Para entonces, la reforma del Estatuto de Cataluña estaba en marcha y camino de Madrid para su aprobación por la Cámara Baja. «Cepillados» y maquillajes aparte, la reforma de este Estatuto y los distintos recursos de inconstitucionalidad contra su articulado mantuvieron durante seis años al Tribunal Constitucional en una interinidad demoledora para su imagen institucional y para el entramado jurídico del Estado de Derecho. Al punto, que el TC sucumbió al deterioro más absoluto y, cuando hubo dictado sentencia, el mal estaba hecho para el Gobierno y era irreversible. El PSC vio cómo su proyecto estrella, salvado en Moncloa e in extremis por CiU en un oscuro «pacto del tabaco», fracasaba ante la evidencias de que retorcer la Constitución tiene un coste. Y ello, pese a que el TC forzó su maquinaria al límite, de la mano de su presidenta María Emilia Casas. ERC, inmersa en una crisis sin precedentes de liderazgo y refugiada entre los coches oficiales y «tuneados» del tripartito catalán, había abandonado toda opción de poder presionar a Moncloa y condicionar la gobernabilidad.

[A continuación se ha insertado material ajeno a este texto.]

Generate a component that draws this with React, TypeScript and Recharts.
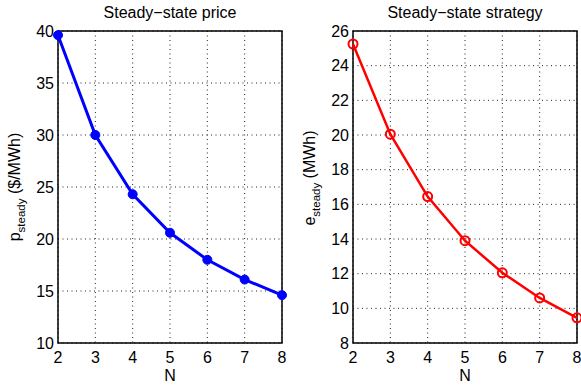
import React from 'react';
import { LineChart, Line, XAxis, YAxis, CartesianGrid, ReferenceArea } from 'recharts';

const nValues = [2, 3, 4, 5, 6, 7, 8];
const priceSteady = [39.6, 30.0, 24.3, 20.6, 18.0, 16.1, 14.6];
const strategySteady = [25.25, 20.05, 16.45, 13.9, 12.05, 10.6, 9.45];

const priceTicks = [10, 15, 20, 25, 30, 35, 40];
const strategyTicks = [8, 10, 12, 14, 16, 18, 20, 22, 24, 26];

const priceData = nValues.map((n, i) => ({ n, value: priceSteady[i] }));
const strategyData = nValues.map((n, i) => ({ n, value: strategySteady[i] }));

const FONT = '"Liberation Sans", Arial, Helvetica, sans-serif';

// rotated y label with a subscript, e.g. p_steady ($/MWh)
const YLabel = (props: any) => {
  const { viewBox, base, sub, unit, shiftY = 0 } = props;
  if (!viewBox) return null;
  const x = viewBox.x + viewBox.width - 38;
  const y = viewBox.y + viewBox.height / 2 + shiftY;
  return (
    <text
      x={x}
      y={y}
      transform={`rotate(-90, ${x}, ${y})`}
      textAnchor="middle"
      fill="#000"
      fontSize={16}
      fontFamily={FONT}
    >
      {base}
      <tspan fontSize={11.5} dy={5}>{sub}</tspan>
      <tspan fontSize={16} dy={-5}>{' ' + unit}</tspan>
    </text>
  );
};

const Title = ({ left, width, text }: { left: number; width: number; text: string }) => (
  <div
    style={{
      position: 'absolute',
      left,
      top: 3.5,
      width,
      textAlign: 'center',
      fontSize: 16,
      lineHeight: '18px',
      color: '#000',
    }}
  >
    {text}
  </div>
);

export default function App() {
  return (
    <div
      style={{
        position: 'absolute',
        left: 0,
        top: 0,
        width: 581,
        height: 387,
        background: '#fff',
        fontFamily: FONT,
        overflow: 'hidden',
      }}
    >
      <Title left={58} width={224} text="Steady−state price" />
      <Title left={353} width={224} text="Steady−state strategy" />

      <div style={{ position: 'absolute', left: 0, top: 0 }}>
        <LineChart width={290} height={387} data={priceData} margin={{ top: 31, right: 8, left: 0, bottom: 0 }}>
          <CartesianGrid stroke="#222" strokeDasharray="1 3.5" />
          <ReferenceArea x1={2} x2={8} y1={10} y2={40} fill="none" stroke="#000" strokeWidth={1.5} />
          <XAxis
            dataKey="n"
            type="number"
            domain={[2, 8]}
            ticks={nValues}
            height={44}
            axisLine={false}
            tickLine={false}
            tickSize={6}
            tickMargin={3}
            tick={{ fill: '#000', fontSize: 16 }}
            label={{ value: 'N', position: 'insideBottom', offset: 6, fill: '#000', fontSize: 16 }}
          />
          <YAxis
            type="number"
            domain={[10, 40]}
            ticks={priceTicks}
            width={58}
            axisLine={false}
            tickLine={false}
            tickSize={2}
            tickMargin={2}
            tick={{ fill: '#000', fontSize: 16 }}
            label={<YLabel base="p" sub="steady" unit="($/MWh)" />}
          />
          <Line
            type="linear"
            dataKey="value"
            stroke="#0000ff"
            strokeWidth={3}
            dot={{ r: 4.5, fill: '#0000ff', stroke: '#0000ff', strokeWidth: 1 }}
            isAnimationActive={false}
          />
        </LineChart>
      </div>

      <div style={{ position: 'absolute', left: 290, top: 0 }}>
        <LineChart width={291} height={387} data={strategyData} margin={{ top: 31, right: 4, left: 0, bottom: 0 }}>
          <CartesianGrid stroke="#222" strokeDasharray="1 3.5" />
          <ReferenceArea x1={2} x2={8} y1={8} y2={26} fill="none" stroke="#000" strokeWidth={1.5} />
          <XAxis
            dataKey="n"
            type="number"
            domain={[2, 8]}
            ticks={nValues}
            height={44}
            axisLine={false}
            tickLine={false}
            tickSize={6}
            tickMargin={3}
            tick={{ fill: '#000', fontSize: 16 }}
            label={{ value: 'N', position: 'insideBottom', offset: 6, fill: '#000', fontSize: 16 }}
          />
          <YAxis
            type="number"
            domain={[8, 26]}
            ticks={strategyTicks}
            width={63}
            axisLine={false}
            tickLine={false}
            tickSize={2}
            tickMargin={2}
            tick={{ fill: '#000', fontSize: 16 }}
            label={<YLabel base="e" sub="steady" unit="(MWh)" shiftY={-9} />}
          />
          <Line
            type="linear"
            dataKey="value"
            stroke="#ff0000"
            strokeWidth={2.5}
            dot={{ r: 4.5, fill: 'none', stroke: '#ff0000', strokeWidth: 2 }}
            isAnimationActive={false}
          />
        </LineChart>
      </div>
    </div>
  );
}
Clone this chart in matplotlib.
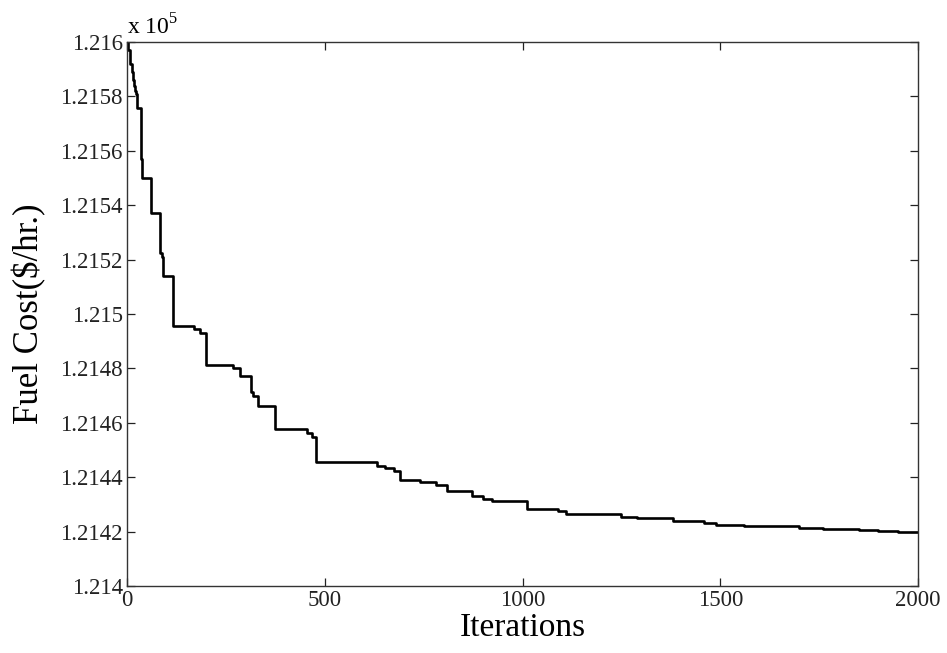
import matplotlib
matplotlib.use("Agg")
import matplotlib.pyplot as plt

plt.rcParams['font.family'] = ['Liberation Serif', 'DejaVu Serif']
plt.rcParams['mathtext.fontset'] = 'custom'
plt.rcParams['mathtext.rm'] = 'Liberation Serif'

# Best fuel cost so far (x 10^5 $/hr) vs iteration (step curve)
iterations = [0, 3, 8, 12, 14, 18, 20, 23, 26, 35, 37, 39, 60, 83, 88, 92, 117,
              170, 185, 201, 267, 286, 313, 319, 330, 374, 454, 467, 477, 633,
              652, 675, 690, 741, 781, 808, 872, 901, 922, 1011, 1090, 1110,
              1250, 1290, 1380, 1460, 1490, 1560, 1700, 1760, 1850, 1900, 1950,
              2000]
cost_e5 = [1.21600, 1.21597, 1.21592, 1.21589, 1.21586, 1.21584, 1.21582,
           1.21581, 1.215758, 1.21557, 1.21553, 1.215499, 1.21537, 1.215225,
           1.21521, 1.21514, 1.214956, 1.214944, 1.214929, 1.214813, 1.214800,
           1.214772, 1.214714, 1.214700, 1.214663, 1.214576, 1.214564,
           1.214547, 1.214457, 1.214440, 1.214433, 1.214424, 1.214390,
           1.214383, 1.214371, 1.214350, 1.214331, 1.214320, 1.214313,
           1.214284, 1.214275, 1.214265, 1.214255, 1.214250, 1.214240,
           1.214230, 1.214225, 1.214220, 1.214215, 1.214210, 1.214207,
           1.214203, 1.214200, 1.214200]

y_ticks = [1.214, 1.2142, 1.2144, 1.2146, 1.2148, 1.215, 1.2152, 1.2154,
           1.2156, 1.2158, 1.216]
y_tick_labels = ["1.214", "1.2142", "1.2144", "1.2146", "1.2148", "1.215",
                 "1.2152", "1.2154", "1.2156", "1.2158", "1.216"]
x_ticks = [0, 500, 1000, 1500, 2000]
x_tick_labels = ["0", "500", "1000", "1500", "2000"]

fig = plt.figure(figsize=(9.47, 6.53), dpi=100)
ax = fig.add_axes([127/947, 1 - 586/653, (918 - 127)/947, (586 - 42)/653])

ax.step(iterations, cost_e5, where='post', color='black', lw=1.9)

ax.set_xlim(0, 2000)
ax.set_ylim(1.214, 1.216)
ax.set_xticks(x_ticks)
ax.set_xticklabels(x_tick_labels)
ax.set_yticks(y_ticks)
ax.set_yticklabels(y_tick_labels)
ax.tick_params(direction='in', length=6, width=0.9, top=True, right=True,
               labelsize=16.5, colors='#222222', pad=3)
ax.tick_params(axis='x', pad=3)
for s in ax.spines.values():
    s.set_color('#333333')
    s.set_linewidth(1.0)

ax.set_xlabel("Iterations", fontsize=24, labelpad=1)
ax.set_ylabel("Fuel Cost($/hr.)", fontsize=25, labelpad=10)
ax.text(0.0, 1.004, "x 10$^{5}$", transform=ax.transAxes, fontsize=17,
        ha='left', va='bottom')

fig.savefig("out.png", dpi=100, facecolor='white')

Y el PSOE empezó a depender de una «geometría» variable, que ha lastrado su capacidad legislativa durante el segundo mandato de Zapatero.

La recesión y la «marca ZP»

En marzo de 2008 la segunda legislatura de Rodríguez Zapatero estaba en marcha, pero el desgaste era evidente. El Gobierno padecía un liderazgo que progresivamente acusaba con más claridad el agotamiento de un proyecto político sustentado en leyes anteriores, pero divisoras de la sociedad —la asignatura educación para la ciudadanía, la ley de matrimonios homosexuales, el anuncio de una reforma de la ley de libertad religiosa…— y, muy especialmente, en su incapacidad para advertir el enorme calado de la crisis económica. Su pertinaz negación de la misma y su reacción tardía e ineficaz han sido su condena definitiva. La España pletórica del superávit y la abundancia de políticas sociales que aspiraba al «pleno empleo» ha pasado a tener casi cinco millones de parados y una notoria pérdida de poder adquisitivo. El PSOE dictó sentencia a Zapatero hace meses. Él sólo se ha limitado a firmarla.